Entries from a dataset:

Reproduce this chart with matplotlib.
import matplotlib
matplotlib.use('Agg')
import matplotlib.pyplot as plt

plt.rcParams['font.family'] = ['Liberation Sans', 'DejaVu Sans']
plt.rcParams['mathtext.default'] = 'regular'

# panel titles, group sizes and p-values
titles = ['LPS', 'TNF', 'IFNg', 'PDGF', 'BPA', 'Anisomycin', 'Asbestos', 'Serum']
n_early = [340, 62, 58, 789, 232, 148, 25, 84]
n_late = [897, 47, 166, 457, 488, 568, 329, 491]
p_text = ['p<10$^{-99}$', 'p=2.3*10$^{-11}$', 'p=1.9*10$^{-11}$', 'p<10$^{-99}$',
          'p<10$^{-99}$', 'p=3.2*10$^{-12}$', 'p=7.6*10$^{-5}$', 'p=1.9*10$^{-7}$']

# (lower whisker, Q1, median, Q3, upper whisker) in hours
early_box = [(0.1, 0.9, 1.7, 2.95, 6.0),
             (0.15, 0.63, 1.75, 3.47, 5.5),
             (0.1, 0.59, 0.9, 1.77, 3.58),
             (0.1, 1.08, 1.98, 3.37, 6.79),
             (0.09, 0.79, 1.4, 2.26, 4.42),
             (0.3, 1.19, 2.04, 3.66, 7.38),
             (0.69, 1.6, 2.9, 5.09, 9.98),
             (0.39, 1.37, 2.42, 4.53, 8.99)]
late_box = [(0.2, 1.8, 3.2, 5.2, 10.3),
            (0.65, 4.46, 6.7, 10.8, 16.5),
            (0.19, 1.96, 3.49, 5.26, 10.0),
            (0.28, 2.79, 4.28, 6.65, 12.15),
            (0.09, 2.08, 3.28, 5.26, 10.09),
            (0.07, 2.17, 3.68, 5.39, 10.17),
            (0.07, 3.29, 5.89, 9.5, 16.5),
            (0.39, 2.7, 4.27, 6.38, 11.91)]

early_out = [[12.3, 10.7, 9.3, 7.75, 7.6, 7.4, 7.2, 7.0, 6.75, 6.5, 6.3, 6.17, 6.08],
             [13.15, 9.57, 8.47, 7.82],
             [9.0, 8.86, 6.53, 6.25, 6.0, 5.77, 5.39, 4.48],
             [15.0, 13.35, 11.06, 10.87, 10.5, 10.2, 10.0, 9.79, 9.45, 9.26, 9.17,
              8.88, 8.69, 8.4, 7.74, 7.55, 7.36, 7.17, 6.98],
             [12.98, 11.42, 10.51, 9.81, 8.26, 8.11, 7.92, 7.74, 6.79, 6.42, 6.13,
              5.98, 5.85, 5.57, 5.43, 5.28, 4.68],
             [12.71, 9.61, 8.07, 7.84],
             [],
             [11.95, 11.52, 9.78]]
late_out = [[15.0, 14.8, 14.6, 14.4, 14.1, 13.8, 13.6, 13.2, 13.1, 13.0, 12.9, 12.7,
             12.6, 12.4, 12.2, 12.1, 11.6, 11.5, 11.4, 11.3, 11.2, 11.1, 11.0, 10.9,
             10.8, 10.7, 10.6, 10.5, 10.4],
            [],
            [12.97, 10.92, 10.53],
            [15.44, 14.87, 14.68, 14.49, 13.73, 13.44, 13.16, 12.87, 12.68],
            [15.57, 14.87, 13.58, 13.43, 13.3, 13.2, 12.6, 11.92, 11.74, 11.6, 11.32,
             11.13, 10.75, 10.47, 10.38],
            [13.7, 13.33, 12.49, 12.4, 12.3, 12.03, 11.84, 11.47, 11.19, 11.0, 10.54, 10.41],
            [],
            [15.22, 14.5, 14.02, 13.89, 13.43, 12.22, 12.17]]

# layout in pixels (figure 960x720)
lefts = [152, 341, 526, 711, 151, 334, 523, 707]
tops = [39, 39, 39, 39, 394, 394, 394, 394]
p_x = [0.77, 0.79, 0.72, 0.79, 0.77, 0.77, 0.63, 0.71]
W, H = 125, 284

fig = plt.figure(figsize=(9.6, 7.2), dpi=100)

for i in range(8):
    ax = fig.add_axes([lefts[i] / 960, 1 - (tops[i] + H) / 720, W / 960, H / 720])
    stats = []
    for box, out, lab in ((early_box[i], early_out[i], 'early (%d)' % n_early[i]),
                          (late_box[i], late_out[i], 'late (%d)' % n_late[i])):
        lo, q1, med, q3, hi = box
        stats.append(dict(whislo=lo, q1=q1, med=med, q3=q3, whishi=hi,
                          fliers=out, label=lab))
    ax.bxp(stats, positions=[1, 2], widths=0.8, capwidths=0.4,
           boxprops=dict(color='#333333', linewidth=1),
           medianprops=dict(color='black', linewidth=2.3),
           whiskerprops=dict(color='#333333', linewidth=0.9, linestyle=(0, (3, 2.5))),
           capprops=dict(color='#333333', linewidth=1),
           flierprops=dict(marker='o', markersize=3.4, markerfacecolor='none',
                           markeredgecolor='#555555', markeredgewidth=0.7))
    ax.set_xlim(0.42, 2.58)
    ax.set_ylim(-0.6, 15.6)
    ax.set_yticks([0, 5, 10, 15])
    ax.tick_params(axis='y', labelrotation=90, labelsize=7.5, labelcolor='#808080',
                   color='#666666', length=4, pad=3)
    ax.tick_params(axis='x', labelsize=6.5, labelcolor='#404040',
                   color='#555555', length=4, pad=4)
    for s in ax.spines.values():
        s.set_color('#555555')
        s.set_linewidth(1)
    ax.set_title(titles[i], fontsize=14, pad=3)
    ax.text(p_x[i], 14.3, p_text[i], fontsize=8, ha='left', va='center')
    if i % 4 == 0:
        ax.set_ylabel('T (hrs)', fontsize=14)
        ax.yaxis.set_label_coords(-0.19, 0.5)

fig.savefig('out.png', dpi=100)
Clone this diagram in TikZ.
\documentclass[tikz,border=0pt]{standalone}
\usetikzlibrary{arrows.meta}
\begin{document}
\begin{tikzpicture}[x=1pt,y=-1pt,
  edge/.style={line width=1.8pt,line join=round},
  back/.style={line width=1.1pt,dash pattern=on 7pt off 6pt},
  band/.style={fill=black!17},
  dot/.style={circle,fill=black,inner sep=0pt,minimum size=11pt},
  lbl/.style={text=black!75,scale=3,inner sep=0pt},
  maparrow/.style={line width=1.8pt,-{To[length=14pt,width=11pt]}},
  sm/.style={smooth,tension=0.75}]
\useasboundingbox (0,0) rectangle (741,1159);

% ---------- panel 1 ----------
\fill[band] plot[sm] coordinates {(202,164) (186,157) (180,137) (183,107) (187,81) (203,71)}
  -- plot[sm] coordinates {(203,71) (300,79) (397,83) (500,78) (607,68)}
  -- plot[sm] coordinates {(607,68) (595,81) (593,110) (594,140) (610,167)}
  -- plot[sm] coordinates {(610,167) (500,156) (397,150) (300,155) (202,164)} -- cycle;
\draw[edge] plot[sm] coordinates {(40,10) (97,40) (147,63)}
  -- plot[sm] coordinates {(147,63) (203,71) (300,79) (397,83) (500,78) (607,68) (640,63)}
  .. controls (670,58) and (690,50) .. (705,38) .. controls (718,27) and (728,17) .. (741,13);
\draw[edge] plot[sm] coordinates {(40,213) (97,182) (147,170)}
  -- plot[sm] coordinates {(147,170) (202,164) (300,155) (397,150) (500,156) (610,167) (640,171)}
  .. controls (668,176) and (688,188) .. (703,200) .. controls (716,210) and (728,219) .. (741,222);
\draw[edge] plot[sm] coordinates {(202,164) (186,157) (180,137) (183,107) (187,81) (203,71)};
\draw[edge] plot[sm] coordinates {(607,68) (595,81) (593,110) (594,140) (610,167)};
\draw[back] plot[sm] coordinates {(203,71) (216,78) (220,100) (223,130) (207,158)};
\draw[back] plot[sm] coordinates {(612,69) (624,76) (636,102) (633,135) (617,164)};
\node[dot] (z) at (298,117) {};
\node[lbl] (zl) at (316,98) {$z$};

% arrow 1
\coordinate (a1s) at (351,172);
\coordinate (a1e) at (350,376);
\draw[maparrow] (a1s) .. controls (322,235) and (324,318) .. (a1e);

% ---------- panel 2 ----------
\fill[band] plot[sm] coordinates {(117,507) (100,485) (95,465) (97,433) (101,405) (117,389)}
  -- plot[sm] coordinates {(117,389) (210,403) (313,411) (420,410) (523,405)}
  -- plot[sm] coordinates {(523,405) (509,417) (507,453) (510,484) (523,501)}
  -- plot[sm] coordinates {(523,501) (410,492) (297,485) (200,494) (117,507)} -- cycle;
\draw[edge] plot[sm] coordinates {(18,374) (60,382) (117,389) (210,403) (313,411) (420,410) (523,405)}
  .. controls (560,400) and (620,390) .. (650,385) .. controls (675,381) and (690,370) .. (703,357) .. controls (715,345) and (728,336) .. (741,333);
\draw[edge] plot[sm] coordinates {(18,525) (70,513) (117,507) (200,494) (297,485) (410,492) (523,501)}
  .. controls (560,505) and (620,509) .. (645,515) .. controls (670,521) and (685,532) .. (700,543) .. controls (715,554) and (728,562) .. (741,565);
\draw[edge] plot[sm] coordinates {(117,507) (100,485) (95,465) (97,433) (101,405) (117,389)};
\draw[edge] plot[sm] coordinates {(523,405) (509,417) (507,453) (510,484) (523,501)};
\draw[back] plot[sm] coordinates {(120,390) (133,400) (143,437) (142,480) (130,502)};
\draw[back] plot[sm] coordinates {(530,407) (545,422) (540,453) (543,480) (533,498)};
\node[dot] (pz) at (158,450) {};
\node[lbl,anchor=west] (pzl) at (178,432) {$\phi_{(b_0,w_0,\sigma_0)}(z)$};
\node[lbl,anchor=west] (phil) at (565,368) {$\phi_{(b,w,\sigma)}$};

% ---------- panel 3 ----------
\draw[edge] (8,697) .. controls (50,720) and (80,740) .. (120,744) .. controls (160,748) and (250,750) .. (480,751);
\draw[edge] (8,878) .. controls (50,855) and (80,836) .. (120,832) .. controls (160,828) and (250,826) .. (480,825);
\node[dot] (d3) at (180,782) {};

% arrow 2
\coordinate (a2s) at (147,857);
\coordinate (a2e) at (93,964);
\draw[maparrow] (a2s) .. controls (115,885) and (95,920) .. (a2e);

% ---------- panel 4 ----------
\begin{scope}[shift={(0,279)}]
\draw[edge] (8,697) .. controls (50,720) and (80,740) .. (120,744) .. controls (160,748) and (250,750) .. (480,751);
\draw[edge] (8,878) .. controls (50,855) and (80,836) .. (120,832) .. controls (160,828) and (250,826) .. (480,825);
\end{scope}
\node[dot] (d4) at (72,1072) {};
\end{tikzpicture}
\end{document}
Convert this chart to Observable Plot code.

• WHAT IS ASKED
Print exactly the lines from the one containing "Clone this diagram in TikZ." to the one containing "(324,318) .. (a1e);", both included, and nothing else.

• OUTPUT
Clone this diagram in TikZ.
\documentclass[tikz,border=0pt]{standalone}
\usetikzlibrary{arrows.meta}
\begin{document}
\begin{tikzpicture}[x=1pt,y=-1pt,
  edge/.style={line width=1.8pt,line join=round},
  back/.style={line width=1.1pt,dash pattern=on 7pt off 6pt},
  band/.style={fill=black!17},
  dot/.style={circle,fill=black,inner sep=0pt,minimum size=11pt},
  lbl/.style={text=black!75,scale=3,inner sep=0pt},
  maparrow/.style={line width=1.8pt,-{To[length=14pt,width=11pt]}},
  sm/.style={smooth,tension=0.75}]
\useasboundingbox (0,0) rectangle (741,1159);

% ---------- panel 1 ----------
\fill[band] plot[sm] coordinates {(202,164) (186,157) (180,137) (183,107) (187,81) (203,71)}
  -- plot[sm] coordinates {(203,71) (300,79) (397,83) (500,78) (607,68)}
  -- plot[sm] coordinates {(607,68) (595,81) (593,110) (594,140) (610,167)}
  -- plot[sm] coordinates {(610,167) (500,156) (397,150) (300,155) (202,164)} -- cycle;
\draw[edge] plot[sm] coordinates {(40,10) (97,40) (147,63)}
  -- plot[sm] coordinates {(147,63) (203,71) (300,79) (397,83) (500,78) (607,68) (640,63)}
  .. controls (670,58) and (690,50) .. (705,38) .. controls (718,27) and (728,17) .. (741,13);
\draw[edge] plot[sm] coordinates {(40,213) (97,182) (147,170)}
  -- plot[sm] coordinates {(147,170) (202,164) (300,155) (397,150) (500,156) (610,167) (640,171)}
  .. controls (668,176) and (688,188) .. (703,200) .. controls (716,210) and (728,219) .. (741,222);
\draw[edge] plot[sm] coordinates {(202,164) (186,157) (180,137) (183,107) (187,81) (203,71)};
\draw[edge] plot[sm] coordinates {(607,68) (595,81) (593,110) (594,140) (610,167)};
\draw[back] plot[sm] coordinates {(203,71) (216,78) (220,100) (223,130) (207,158)};
\draw[back] plot[sm] coordinates {(612,69) (624,76) (636,102) (633,135) (617,164)};
\node[dot] (z) at (298,117) {};
\node[lbl] (zl) at (316,98) {$z$};

% arrow 1
\coordinate (a1s) at (351,172);
\coordinate (a1e) at (350,376);
\draw[maparrow] (a1s) .. controls (322,235) and (324,318) .. (a1e);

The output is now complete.